Further education colleges in England should have degree awarding status and the same funding for providing HE courses as universities, according to a new report.
The Association of Colleges wants FE institutions to enjoy some of the same freedoms as HE institutions to help tackle skills shortages and boost the economy.
Its report, Breaking the Mould: Creating Higher Education Fit for the Future, which was published today, calls for a funding system that would see colleges have the same funding for HE courses as universities and autonomy as to how to spend it.
Recent figures show the number of people studying HE part-time at colleges has fallen by about 20 per cent in the last five years, but the report reckons this could be prevented if there was an equal funding and support system for those studying full-time and part-time.

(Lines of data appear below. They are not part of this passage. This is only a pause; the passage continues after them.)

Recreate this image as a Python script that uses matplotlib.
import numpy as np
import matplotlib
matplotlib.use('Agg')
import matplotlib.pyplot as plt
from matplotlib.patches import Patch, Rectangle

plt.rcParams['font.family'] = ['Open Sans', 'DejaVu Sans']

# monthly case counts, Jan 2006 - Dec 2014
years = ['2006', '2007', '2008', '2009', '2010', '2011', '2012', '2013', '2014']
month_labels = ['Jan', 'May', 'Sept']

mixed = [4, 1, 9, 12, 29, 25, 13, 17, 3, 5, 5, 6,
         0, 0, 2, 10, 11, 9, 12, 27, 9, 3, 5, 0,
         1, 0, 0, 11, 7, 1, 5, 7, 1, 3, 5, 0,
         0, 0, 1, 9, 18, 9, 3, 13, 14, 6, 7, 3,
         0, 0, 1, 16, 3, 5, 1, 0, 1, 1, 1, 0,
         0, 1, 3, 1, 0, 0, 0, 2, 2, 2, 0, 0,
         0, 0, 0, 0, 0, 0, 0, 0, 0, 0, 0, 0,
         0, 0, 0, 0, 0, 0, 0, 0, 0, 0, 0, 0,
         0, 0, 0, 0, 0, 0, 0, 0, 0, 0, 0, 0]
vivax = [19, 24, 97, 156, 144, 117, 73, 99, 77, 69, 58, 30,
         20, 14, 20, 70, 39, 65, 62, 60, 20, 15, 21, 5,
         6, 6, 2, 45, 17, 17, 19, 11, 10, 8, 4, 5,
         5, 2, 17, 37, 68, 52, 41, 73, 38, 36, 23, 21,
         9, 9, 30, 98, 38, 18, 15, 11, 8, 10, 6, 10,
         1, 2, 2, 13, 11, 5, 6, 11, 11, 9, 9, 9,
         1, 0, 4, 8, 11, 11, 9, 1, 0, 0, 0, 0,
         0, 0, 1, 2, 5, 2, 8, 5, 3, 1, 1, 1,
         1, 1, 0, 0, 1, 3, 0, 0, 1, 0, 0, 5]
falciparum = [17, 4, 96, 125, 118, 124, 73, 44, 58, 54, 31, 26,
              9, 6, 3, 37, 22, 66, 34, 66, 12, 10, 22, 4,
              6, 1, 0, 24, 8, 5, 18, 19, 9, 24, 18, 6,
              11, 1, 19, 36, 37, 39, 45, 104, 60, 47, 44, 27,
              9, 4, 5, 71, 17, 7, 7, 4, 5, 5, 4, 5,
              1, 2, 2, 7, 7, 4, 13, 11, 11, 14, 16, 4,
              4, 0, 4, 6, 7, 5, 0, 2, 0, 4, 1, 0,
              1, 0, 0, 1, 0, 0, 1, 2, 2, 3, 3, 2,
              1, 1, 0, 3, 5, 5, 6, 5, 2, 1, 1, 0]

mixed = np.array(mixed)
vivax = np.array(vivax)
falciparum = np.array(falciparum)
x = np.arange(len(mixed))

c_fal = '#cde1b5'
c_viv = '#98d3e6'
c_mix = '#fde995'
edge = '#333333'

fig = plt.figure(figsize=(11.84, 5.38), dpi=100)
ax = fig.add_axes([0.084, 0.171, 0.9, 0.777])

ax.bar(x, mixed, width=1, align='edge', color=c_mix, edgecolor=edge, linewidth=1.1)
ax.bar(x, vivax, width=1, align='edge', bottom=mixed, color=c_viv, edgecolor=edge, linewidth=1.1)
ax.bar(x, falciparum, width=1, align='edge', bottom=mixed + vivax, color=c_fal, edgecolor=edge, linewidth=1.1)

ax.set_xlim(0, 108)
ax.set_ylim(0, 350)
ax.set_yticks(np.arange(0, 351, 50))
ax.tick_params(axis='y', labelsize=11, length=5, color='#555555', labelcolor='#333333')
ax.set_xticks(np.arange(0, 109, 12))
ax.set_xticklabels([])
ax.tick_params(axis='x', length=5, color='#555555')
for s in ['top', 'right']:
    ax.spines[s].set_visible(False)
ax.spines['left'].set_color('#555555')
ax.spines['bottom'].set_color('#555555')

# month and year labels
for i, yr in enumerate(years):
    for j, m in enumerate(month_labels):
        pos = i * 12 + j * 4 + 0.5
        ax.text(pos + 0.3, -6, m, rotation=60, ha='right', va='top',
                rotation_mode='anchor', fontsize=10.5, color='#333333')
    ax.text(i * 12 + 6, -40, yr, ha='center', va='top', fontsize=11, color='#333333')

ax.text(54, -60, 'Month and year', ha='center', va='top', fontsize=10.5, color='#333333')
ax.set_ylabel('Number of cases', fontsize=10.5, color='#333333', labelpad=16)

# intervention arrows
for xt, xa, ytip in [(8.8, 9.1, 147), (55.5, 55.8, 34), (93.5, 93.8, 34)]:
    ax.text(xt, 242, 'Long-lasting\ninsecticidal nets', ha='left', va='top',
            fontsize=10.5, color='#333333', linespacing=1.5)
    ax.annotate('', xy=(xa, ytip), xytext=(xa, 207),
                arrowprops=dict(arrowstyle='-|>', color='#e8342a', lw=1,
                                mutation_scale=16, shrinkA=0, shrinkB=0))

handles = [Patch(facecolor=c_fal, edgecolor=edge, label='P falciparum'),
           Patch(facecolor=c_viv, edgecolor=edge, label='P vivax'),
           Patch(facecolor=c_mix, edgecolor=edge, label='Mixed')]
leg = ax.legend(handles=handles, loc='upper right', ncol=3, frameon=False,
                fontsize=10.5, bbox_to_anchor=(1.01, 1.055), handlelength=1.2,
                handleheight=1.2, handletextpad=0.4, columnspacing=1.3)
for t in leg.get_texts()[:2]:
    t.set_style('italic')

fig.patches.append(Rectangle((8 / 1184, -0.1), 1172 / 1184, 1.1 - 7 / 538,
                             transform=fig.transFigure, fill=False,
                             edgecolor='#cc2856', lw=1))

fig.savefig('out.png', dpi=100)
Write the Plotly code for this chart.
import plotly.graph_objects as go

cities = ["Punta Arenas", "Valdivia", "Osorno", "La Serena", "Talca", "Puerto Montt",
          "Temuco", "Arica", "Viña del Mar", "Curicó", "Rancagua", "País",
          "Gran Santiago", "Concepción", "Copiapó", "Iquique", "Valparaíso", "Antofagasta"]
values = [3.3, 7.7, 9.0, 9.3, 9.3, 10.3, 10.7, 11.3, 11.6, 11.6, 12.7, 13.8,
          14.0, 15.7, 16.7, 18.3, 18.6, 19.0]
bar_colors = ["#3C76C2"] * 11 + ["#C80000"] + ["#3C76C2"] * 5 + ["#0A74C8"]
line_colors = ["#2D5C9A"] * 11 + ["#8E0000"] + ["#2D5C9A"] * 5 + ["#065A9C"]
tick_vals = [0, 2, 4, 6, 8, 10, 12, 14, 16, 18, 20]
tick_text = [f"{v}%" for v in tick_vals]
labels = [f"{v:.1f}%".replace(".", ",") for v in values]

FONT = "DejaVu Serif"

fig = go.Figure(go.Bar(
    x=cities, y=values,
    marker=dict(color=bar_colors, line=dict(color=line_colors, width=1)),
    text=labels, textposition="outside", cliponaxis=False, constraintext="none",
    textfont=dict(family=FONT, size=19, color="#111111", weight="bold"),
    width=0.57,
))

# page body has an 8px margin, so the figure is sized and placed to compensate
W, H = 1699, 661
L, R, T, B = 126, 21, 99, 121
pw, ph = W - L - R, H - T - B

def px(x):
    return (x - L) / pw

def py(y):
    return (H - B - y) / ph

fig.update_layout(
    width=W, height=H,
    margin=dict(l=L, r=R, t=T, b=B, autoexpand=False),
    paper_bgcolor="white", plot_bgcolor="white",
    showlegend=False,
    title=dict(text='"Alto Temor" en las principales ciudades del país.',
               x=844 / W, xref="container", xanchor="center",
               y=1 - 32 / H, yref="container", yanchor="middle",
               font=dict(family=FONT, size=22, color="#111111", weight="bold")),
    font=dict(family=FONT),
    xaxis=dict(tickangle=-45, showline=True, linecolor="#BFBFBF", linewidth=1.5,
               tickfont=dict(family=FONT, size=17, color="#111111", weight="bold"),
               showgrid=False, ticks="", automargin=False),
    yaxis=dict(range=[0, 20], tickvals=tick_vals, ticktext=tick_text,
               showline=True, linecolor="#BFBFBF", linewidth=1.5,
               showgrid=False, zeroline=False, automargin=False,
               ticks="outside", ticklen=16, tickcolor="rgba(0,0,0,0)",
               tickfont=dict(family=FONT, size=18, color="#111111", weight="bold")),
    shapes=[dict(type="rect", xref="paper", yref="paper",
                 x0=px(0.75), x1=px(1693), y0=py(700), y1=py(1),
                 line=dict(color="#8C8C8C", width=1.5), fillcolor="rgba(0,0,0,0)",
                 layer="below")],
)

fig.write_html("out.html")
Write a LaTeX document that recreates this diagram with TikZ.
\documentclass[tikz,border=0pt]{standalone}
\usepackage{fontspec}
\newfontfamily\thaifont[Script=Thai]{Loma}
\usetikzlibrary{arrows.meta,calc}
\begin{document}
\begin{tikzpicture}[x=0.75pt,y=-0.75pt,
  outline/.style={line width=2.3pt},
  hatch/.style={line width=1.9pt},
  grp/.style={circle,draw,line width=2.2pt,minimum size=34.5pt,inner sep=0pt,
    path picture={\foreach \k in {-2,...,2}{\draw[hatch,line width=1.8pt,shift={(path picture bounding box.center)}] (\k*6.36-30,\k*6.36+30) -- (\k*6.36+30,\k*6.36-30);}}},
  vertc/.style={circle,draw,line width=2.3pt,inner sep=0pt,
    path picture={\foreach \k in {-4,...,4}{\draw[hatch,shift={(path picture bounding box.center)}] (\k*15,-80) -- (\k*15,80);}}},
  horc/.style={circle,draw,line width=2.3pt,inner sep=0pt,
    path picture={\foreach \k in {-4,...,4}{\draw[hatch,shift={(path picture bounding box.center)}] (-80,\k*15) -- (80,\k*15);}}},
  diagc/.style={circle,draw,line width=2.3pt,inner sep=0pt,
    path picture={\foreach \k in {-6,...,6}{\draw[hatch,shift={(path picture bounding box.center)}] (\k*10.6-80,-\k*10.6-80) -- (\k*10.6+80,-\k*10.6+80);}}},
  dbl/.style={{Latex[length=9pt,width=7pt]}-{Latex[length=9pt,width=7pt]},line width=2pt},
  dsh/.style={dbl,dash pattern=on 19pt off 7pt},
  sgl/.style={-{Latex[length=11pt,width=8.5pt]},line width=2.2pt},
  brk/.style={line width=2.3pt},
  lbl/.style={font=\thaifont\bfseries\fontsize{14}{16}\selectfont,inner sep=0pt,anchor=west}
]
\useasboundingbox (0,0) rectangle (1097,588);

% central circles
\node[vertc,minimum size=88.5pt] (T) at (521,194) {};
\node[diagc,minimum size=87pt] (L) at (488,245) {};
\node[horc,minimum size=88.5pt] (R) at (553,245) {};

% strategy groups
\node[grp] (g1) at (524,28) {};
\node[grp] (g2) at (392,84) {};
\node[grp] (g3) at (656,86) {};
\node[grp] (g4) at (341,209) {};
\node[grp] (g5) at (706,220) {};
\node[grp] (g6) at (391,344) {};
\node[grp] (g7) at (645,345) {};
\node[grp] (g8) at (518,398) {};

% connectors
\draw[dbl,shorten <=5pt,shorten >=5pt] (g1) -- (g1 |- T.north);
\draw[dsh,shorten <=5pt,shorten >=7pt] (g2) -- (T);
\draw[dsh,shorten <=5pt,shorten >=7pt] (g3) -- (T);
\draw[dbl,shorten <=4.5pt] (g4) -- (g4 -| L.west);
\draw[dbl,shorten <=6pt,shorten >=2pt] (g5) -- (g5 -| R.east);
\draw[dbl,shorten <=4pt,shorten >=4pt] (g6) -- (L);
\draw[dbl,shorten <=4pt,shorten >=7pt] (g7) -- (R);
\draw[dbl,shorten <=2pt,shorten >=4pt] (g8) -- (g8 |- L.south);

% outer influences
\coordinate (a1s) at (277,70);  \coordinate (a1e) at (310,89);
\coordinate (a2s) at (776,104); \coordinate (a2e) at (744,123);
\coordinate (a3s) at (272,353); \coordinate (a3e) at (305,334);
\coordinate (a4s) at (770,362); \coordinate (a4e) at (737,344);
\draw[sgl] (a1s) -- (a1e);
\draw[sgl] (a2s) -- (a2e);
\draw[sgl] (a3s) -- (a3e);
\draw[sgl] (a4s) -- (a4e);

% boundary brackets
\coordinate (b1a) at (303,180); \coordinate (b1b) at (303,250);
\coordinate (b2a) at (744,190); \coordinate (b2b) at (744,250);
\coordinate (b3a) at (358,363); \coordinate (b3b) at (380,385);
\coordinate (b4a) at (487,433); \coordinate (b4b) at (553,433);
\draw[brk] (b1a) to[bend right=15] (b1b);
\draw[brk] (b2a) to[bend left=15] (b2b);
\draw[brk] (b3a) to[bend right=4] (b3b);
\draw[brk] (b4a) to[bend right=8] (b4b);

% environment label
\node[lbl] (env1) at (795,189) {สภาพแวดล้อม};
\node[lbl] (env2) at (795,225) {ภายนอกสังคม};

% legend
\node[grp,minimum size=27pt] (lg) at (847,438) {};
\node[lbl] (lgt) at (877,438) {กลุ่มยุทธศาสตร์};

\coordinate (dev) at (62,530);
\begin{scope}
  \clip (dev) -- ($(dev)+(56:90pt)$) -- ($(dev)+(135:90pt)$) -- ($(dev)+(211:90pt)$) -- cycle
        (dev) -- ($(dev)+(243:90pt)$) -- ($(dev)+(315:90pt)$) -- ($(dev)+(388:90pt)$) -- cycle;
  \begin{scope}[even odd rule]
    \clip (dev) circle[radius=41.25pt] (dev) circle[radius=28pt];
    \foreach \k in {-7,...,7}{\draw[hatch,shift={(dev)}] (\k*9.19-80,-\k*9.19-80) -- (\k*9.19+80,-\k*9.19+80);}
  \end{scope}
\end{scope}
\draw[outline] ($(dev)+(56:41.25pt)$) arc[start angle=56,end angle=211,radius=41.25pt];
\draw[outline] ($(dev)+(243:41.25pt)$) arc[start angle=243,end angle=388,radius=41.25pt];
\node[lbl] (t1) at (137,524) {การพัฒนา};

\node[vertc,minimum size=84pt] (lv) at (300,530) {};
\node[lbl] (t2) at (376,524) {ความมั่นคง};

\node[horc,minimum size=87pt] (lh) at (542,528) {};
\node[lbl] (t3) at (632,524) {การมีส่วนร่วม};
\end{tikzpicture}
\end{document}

It says part-time HE is “vital” in helping people to retrain and boost their skills alongside their job, but cost is a major obstacle.
Martin Doel, chief executive of AoC, said: “Quite simply we need government to recognise the benefits of college-based higher education in preparing people for the workplace and give it the same financial support as universities.
“Without more equitable funding, the gravitational pull towards the academic in higher education will leave the country with an even wider skills gap.”
The report also says colleges should be given similar autonomy to universities to award higher technical and vocational awards.
It says a rebalance toward technical and vocational education is “vital” in ensuring the growth of the economy.
It calls on the government to allow colleges to have the equivalent of degree awarding status, and to work with other colleges to make these awards.
Mr Doel said colleges were “perfectly placed” to provide higher technical vocational education because they have the expert teachers and the necessary state-of-the-art facilities.
“If we want the UK economy to succeed, higher technical and vocational education will be an enabler,” he added.
“In the past 50 years, there has been a continuous gravitational pull towards academic education as the sign of success, and it’s time we redressed the balance.”